James M. Dahle, MD, when not out skiing, mountain biking, or rock climbing with his wife and three children, practices emergency medicine in suburban Utah. As a medical resident, he grew tired of being ripped off by unscrupulous financial professionals including mutual fund salesmen, insurance agents, realtors, mortgage lenders, and stock brokers and began educating himself on the ins and outs of personal finance and investing. In 2011, he started The White Coat Investor, now the most widely read, physician-specific personal finance and investing blog in the world, with nearly 200,000 page views per month. His writing helps doctors avoid the mistakes he made and get a "fair shake" on Wall Street.

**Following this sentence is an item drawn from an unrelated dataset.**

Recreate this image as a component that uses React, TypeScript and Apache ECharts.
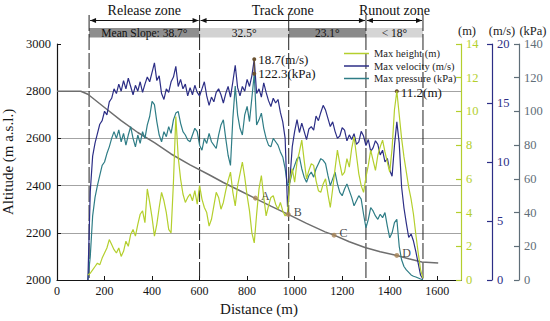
import React, { useEffect, useRef } from "react";
import * as echarts from "echarts";

// ---------- data ----------
const START_DIST = 130; // m, first sample of the simulated profiles
const STEP_DIST = 10; // m between samples

const VELOCITY = [
  0, 7.5, 10.5, 11.6, 12.4, 13.2, 13.5, 14.3, 14.0, 15.1,
  15.4, 16.2, 15.8, 16.6, 16.0, 16.9, 16.2, 17.1, 16.4, 15.7,
  16.5, 16.0, 16.8, 15.9, 16.6, 17.2, 16.8, 17.6, 18.4, 16.9,
  17.3, 15.8, 15.3, 16.2, 15.9, 16.8, 17.2, 18.1, 16.4, 17.0,
  16.2, 16.6, 15.6, 16.3, 15.7, 16.5, 15.9, 15.6, 16.2, 16.8,
  15.6, 14.8, 15.5, 15.1, 15.9, 16.2, 15.7, 15.0, 15.8, 16.4,
  15.5, 16.8, 18.2, 16.3, 15.6, 16.4, 16.0, 17.0, 16.4, 17.3,
  18.7, 15.8, 16.2, 15.5, 16.7, 15.9, 15.2, 14.7, 15.4, 15.0,
  15.3, 14.2, 13.4, 12.0, 6.2, 8.5, 11.3, 12.6, 13.6, 12.5,
  13.3, 12.6, 11.9, 12.8, 13.0, 12.7, 13.9, 13.5, 14.2, 14.8,
  14.4, 13.7, 13.0, 13.4, 12.6, 12.0, 12.2, 12.9, 12.7, 11.8,
  12.3, 11.9, 12.4, 11.5, 11.7, 12.6, 12.2, 11.4, 11.9, 10.9,
  11.2, 11.8, 11.5, 10.6, 11.0, 10.0, 10.3, 9.3, 8.8, 11.4,
  13.4, 11.6, 7.9, 6.1, 4.8, 3.6, 3.9, 3.3, 2.4, 1.4,
  0.4, 0.1,
];

const PRESSURE = [
  0, 14, 38, 49, 56, 62, 68, 70, 75, 79,
  84, 88, 84, 89, 82, 87, 80, 86, 91, 84,
  79, 86, 81, 88, 84, 92, 97, 106, 104, 94,
  86, 82, 88, 85, 91, 87, 95, 99, 100, 93,
  88, 86, 83, 82, 86, 90, 88, 80, 77, 84,
  81, 87, 82, 80, 78, 86, 92, 95, 84, 74,
  68, 96, 115, 98, 90, 86, 98, 103, 94, 108,
  122.3, 92, 95, 99, 90, 84, 80, 79, 84, 82,
  80, 76, 73, 66, 56, 58, 64, 68, 72, 73,
  66, 61, 58, 62, 64, 61, 66, 69, 72, 71,
  69, 62, 56, 60, 64, 57, 52, 50, 54, 57,
  53, 49, 44, 47, 50, 48, 39, 31, 36, 43,
  41, 38, 36, 39, 37, 40, 32, 25, 28, 34,
  36, 20, 12, 8, 6, 4.5, 3, 2.2, 1.8, 1.2,
  0.6, 0.2,
];

const HEIGHT = [
  0.3, 0.4, 0.6, 0.8, 1.0, 0.9, 1.3, 1.6, 1.9, 2.4,
  2.1, 1.8, 1.6, 1.9, 1.4, 1.7, 2.3, 2.0, 2.7, 3.0,
  2.6, 3.3, 3.9, 4.1, 3.4, 5.4, 4.6, 3.7, 2.6, 3.3,
  4.3, 5.2, 4.7, 4.0, 3.0, 2.8, 5.8, 9.7, 7.3, 6.0,
  5.1, 4.6, 4.9, 5.1, 4.7, 5.3, 4.5, 5.6, 4.8, 4.3,
  4.0, 3.2, 3.6, 4.4, 5.2, 4.9, 4.2, 4.6, 5.3, 5.9,
  6.4, 5.2, 4.4, 5.6, 6.3, 7.0, 6.1, 5.0, 4.1, 2.8,
  2.2, 3.9, 5.4, 6.2, 4.9, 3.8, 4.4, 4.9, 5.0, 4.5,
  4.2, 4.6, 4.1, 3.8, 4.0, 5.9, 6.6, 5.8, 7.0, 7.6,
  8.3, 7.1, 6.0, 6.5, 6.9, 6.8, 5.9, 5.3, 5.2, 5.7,
  6.0, 5.1, 4.3, 5.4, 6.6, 7.7, 6.9, 6.2, 6.4, 7.2,
  6.7, 7.8, 8.5, 7.4, 6.3, 5.6, 5.2, 6.1, 6.8, 7.7,
  7.1, 6.5, 7.4, 7.9, 8.3, 7.6, 7.0, 6.4, 7.8, 10.1,
  11.2, 9.8, 8.4, 7.3, 6.4, 5.5, 4.8, 3.9, 2.7, 1.6,
  0.6, 0.1,
];

const TERRAIN_DIST = [0, 100, 130, 200, 270, 340, 410, 480, 560, 640, 700, 770, 840, 900, 973, 1050, 1128, 1166, 1230, 1296, 1360, 1430, 1480, 1535, 1604];
const TERRAIN_ALT = [2800, 2800, 2787, 2731, 2675, 2625, 2582, 2534, 2488, 2446, 2413, 2378, 2343, 2313, 2278, 2240, 2204, 2190, 2162, 2138, 2120, 2104, 2090, 2076, 2072];

const POINT_NAMES = ["A", "B", "C", "D"];
const POINT_DIST = [835, 973, 1166, 1430];
const POINT_ALT = [2347, 2278, 2190, 2104];

const ZONE_BOUNDS = [135, 600, 975, 1300, 1540];
const ZONE_NAMES = ["Release zone", "Track zone", "Runout zone"];
const ZONE_FROM = [0, 1, 3];
const ZONE_TO = [1, 3, 4];
const SLOPE_LABELS = ["Mean Slope: 38.7°", "32.5°", "23.1°", "< 18°"];

const PEAK_V_DIST = 830;
const PEAK_V = 18.7;
const PEAK_P_DIST = 830;
const PEAK_P = 122.3;
const PEAK_H_DIST = 1430;
const PEAK_H = 11.2;

const X_TICKS = { min: 0, max: 1700, interval: 200 };
const ALT_TICKS = { min: 2000, max: 3000, interval: 200 };
const H_TICKS = { min: 0, max: 14, interval: 2 };
const V_TICKS = { min: 0, max: 20, interval: 5 };
const P_TICKS = { min: 0, max: 140, interval: 20 };

// ---------- style ----------
const FONT = '"Liberation Serif", "Times New Roman", serif';
const C_H = "#b4cf2d";
const C_V = "#2c2e86";
const C_P = "#2f7d86";
const C_PAXIS = "#5f6e78";
const C_T = "#6e6e6e";
const C_PT = "#a88458";
const C_INK = "#151515";

const plain = (v: number) => String(v);
const toPairs = (vals: number[]) => vals.map((v, i) => [START_DIST + i * STEP_DIST, v]);

export default function App() {
  const ref = useRef<HTMLDivElement>(null);

  useEffect(() => {
    if (!ref.current) return;
    const chart = echarts.init(ref.current, undefined, { renderer: "svg" });

    const rightAxis = (ticks: any, name: string, color: string, offset: number, padL: number) => ({
      type: "value",
      position: "right",
      offset,
      ...ticks,
      name,
      nameLocation: "end",
      nameGap: 5,
      nameTextStyle: { color: "#222", fontSize: 12.5, fontFamily: FONT, align: "center", padding: [0, 0, 0, padL] },
      axisLine: { show: true, lineStyle: { color, width: 1.2 } },
      axisTick: { show: true, inside: true, length: 5, lineStyle: { color, width: 1.2 } },
      axisLabel: { color, fontSize: 12.5, fontFamily: FONT, margin: 5, formatter: plain },
      splitLine: { show: false },
    });

    const option: any = {
      animation: false,
      textStyle: { fontFamily: FONT },
      grid: { left: 57, top: 44, right: 89, bottom: 41, show: false, containLabel: false, outerBoundsMode: "none" },
      legend: {
        orient: "vertical",
        left: 339,
        top: 43,
        itemWidth: 25,
        itemHeight: 1.5,
        itemGap: 1.5,
        icon: "rect",
        textStyle: { fontFamily: FONT, fontSize: 10.5, color: "#222" },
        data: ["Max height (m)", "Max velocity (m/s)", "Max pressure (kPa)"],
      },
      xAxis: {
        type: "value",
        ...X_TICKS,
        name: "Distance (m)",
        nameLocation: "middle",
        nameGap: 20,
        nameTextStyle: { fontSize: 15, color: C_INK, fontFamily: FONT },
        axisLine: { lineStyle: { color: C_INK, width: 1.2 } },
        axisTick: { inside: true, length: 4, lineStyle: { color: C_INK } },
        axisLabel: { fontSize: 12, color: C_INK, margin: 5, showMaxLabel: false, fontFamily: FONT, formatter: plain },
        splitLine: { show: false },
      },
      yAxis: [
        {
          type: "value",
          position: "left",
          ...ALT_TICKS,
          name: "Altitude (m a.s.l.)",
          nameLocation: "middle",
          nameGap: 38,
          nameTextStyle: { fontSize: 15, color: C_INK, fontFamily: FONT },
          axisLine: { show: true, lineStyle: { color: C_INK, width: 1.2 } },
          axisTick: { show: true, inside: true, length: 4, lineStyle: { color: C_INK } },
          axisLabel: { fontSize: 12.5, color: C_INK, margin: 6, fontFamily: FONT, formatter: plain },
          splitLine: { show: true, showMaxLine: false, showMinLine: false, lineStyle: { color: "#a3a3a3", width: 1 } },
        },
        rightAxis(H_TICKS, "(m)", C_H, 0, 12),
        rightAxis(V_TICKS, "(m/s)", C_V, 31, 20),
        rightAxis(P_TICKS, "(kPa)", C_PAXIS, 58, 28),
      ],
      series: [
        {
          name: "Terrain",
          type: "line",
          xAxisIndex: 0,
          yAxisIndex: 0,
          data: TERRAIN_DIST.map((d, i) => [d, TERRAIN_ALT[i]]),
          showSymbol: false,
          lineStyle: { color: C_T, width: 1.5 },
          z: 2,
        },
        {
          name: "Max pressure (kPa)",
          type: "line",
          yAxisIndex: 3,
          data: toPairs(PRESSURE),
          showSymbol: false,
          color: C_P,
          lineStyle: { color: C_P, width: 1.2 },
          z: 3,
          markPoint: {
            symbol: "circle",
            symbolSize: 4,
            itemStyle: { color: "#6b5230" },
            label: { show: true, position: "right", distance: 2, fontSize: 13, color: C_INK, fontFamily: FONT, formatter: `${PEAK_P}(kPa)` },
            data: [{ coord: [PEAK_P_DIST, PEAK_P] }],
          },
        },
        {
          name: "Max velocity (m/s)",
          type: "line",
          yAxisIndex: 2,
          data: toPairs(VELOCITY),
          showSymbol: false,
          color: C_V,
          lineStyle: { color: C_V, width: 1.2 },
          z: 4,
          markPoint: {
            symbol: "circle",
            symbolSize: 4,
            itemStyle: { color: "#6b5230" },
            label: { show: true, position: "right", distance: 2, fontSize: 13, color: C_INK, fontFamily: FONT, formatter: `${PEAK_V}(m/s)` },
            data: [{ coord: [PEAK_V_DIST, PEAK_V] }],
          },
        },
        {
          name: "Max height (m)",
          type: "line",
          yAxisIndex: 1,
          data: toPairs(HEIGHT),
          showSymbol: false,
          color: C_H,
          lineStyle: { color: C_H, width: 1.2 },
          z: 5,
          markPoint: {
            symbol: "circle",
            symbolSize: 4,
            itemStyle: { color: "#6b5230" },
            label: { show: true, position: "right", distance: 2, offset: [0, 1], fontSize: 13, color: C_INK, fontFamily: FONT, formatter: `${PEAK_H}(m)` },
            data: [{ coord: [PEAK_H_DIST, PEAK_H] }],
          },
        },
        {
          name: "Points",
          type: "scatter",
          yAxisIndex: 0,
          data: POINT_NAMES.map((n, i) => ({ name: n, value: [POINT_DIST[i], POINT_ALT[i]] })),
          symbolSize: 5,
          itemStyle: { color: C_PT },
          label: { show: true, position: "right", distance: 3, offset: [0, -2], formatter: "{b}", fontSize: 12, color: C_INK, fontFamily: FONT },
          z: 6,
        },
      ],
    };

    chart.setOption(option);

    const px = (d: number) => chart.convertToPixel({ xAxisIndex: 0 }, d) as number;
    const yBottom = chart.convertToPixel({ yAxisIndex: 0 }, ALT_TICKS.min) as number;
    const bx = ZONE_BOUNDS.map(px);
    const arrowY = 20.5;
    const boxTop = 28;
    const boxH = 9.5;
    const graphics: any[] = [];

    bx.forEach((x) => {
      graphics.push({
        type: "line",
        z: 1,
        shape: { x1: x, y1: 15, x2: x, y2: yBottom },
        style: { stroke: "#222", lineWidth: 1, lineDash: [16, 3] },
        silent: true,
      });
    });

    ZONE_NAMES.forEach((name, i) => {
      const x0 = bx[ZONE_FROM[i]];
      const x1 = bx[ZONE_TO[i]];
      graphics.push({
        type: "line",
        shape: { x1: x0 + 1, y1: arrowY, x2: x1 - 1, y2: arrowY },
        style: { stroke: "#111", lineWidth: 1.2 },
        silent: true,
      });
      graphics.push({
        type: "polygon",
        shape: { points: [[x0 + 1, arrowY], [x0 + 7, arrowY - 2.5], [x0 + 7, arrowY + 2.5]] },
        style: { fill: "#111" },
        silent: true,
      });
      graphics.push({
        type: "polygon",
        shape: { points: [[x1 - 1, arrowY], [x1 - 7, arrowY - 2.5], [x1 - 7, arrowY + 2.5]] },
        style: { fill: "#111" },
        silent: true,
      });
      graphics.push({
        type: "text",
        x: (x0 + x1) / 2,
        y: 10,
        style: {
          text: name,
          font: `14px ${FONT}`,
          fill: "#111",
          align: "center",
          verticalAlign: "middle",
          textAlign: "center",
          textVerticalAlign: "middle",
        },
        silent: true,
      });
    });

    const boxFills = ["#8e8e8e", "#d2d2d2", "#8a8a8a", "#d5d5d5"];
    SLOPE_LABELS.forEach((label, i) => {
      const x0 = bx[i];
      const x1 = bx[i + 1];
      graphics.push({
        type: "rect",
        shape: { x: x0, y: boxTop, width: x1 - x0, height: boxH },
        style: { fill: boxFills[i] },
        silent: true,
      });
      graphics.push({
        type: "text",
        x: (x0 + x1) / 2,
        y: boxTop + boxH / 2 + 0.5,
        style: {
          text: label,
          font: `11.5px ${FONT}`,
          fill: "#111",
          align: "center",
          verticalAlign: "middle",
          textAlign: "center",
          textVerticalAlign: "middle",
        },
        silent: true,
      });
    });

    // connector between the velocity and pressure peak markers
    const cx = px(PEAK_V_DIST);
    const cy1 = chart.convertToPixel({ yAxisIndex: 2 }, PEAK_V) as number;
    const cy2 = chart.convertToPixel({ yAxisIndex: 3 }, PEAK_P) as number;
    graphics.push({
      type: "line",
      z: 10,
      shape: { x1: cx, y1: cy1, x2: cx, y2: cy2 },
      style: { stroke: "#6b5230", lineWidth: 1.2 },
      silent: true,
    });

    chart.setOption({ graphic: graphics });

    return () => chart.dispose();
  }, []);

  return (
    <div
      ref={ref}
      style={{ position: "fixed", left: 0, top: 0, width: 550, height: 321, background: "#fff" }}
    />
  );
}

Dr. Dahle is a featured columnist for ACEP Now and Physician's Monthly Digest. His work has also been featured in Medical Economics, Practice Link Magazine, Ophthalmology Business, American Academy of Dermatology Young Physician Focus, and The ACEP Young Physicians Section Newsletter. He also participated in writing The Bogleheads Guide to Retirement Planning.

Dr. Dahle has found the light at the end of the long, dark tunnel of medical training. Despite ever-increasing medical student debt burdens, decreasing reimbursements, and increasing regulatory hassle, he became a millionaire at age 38, just ten years after graduating from medical school. He achieved this success not with burnout-inducing levels of hard work nor long periods of financial deprivation, but rather with solid financial decision-making and a prudent financial approach to the first few years out of residency.

Now he shares his wisdom with medical students, residents, physicians, dentists and similar high income professionals so they can free themselves from debt, quit worrying about money, build wealth, live "the good life," and get back to practicing medicine on their own terms. The principles he espouses are neither complicated nor risky, but the process of becoming wealthy as a physician is by no means automatic.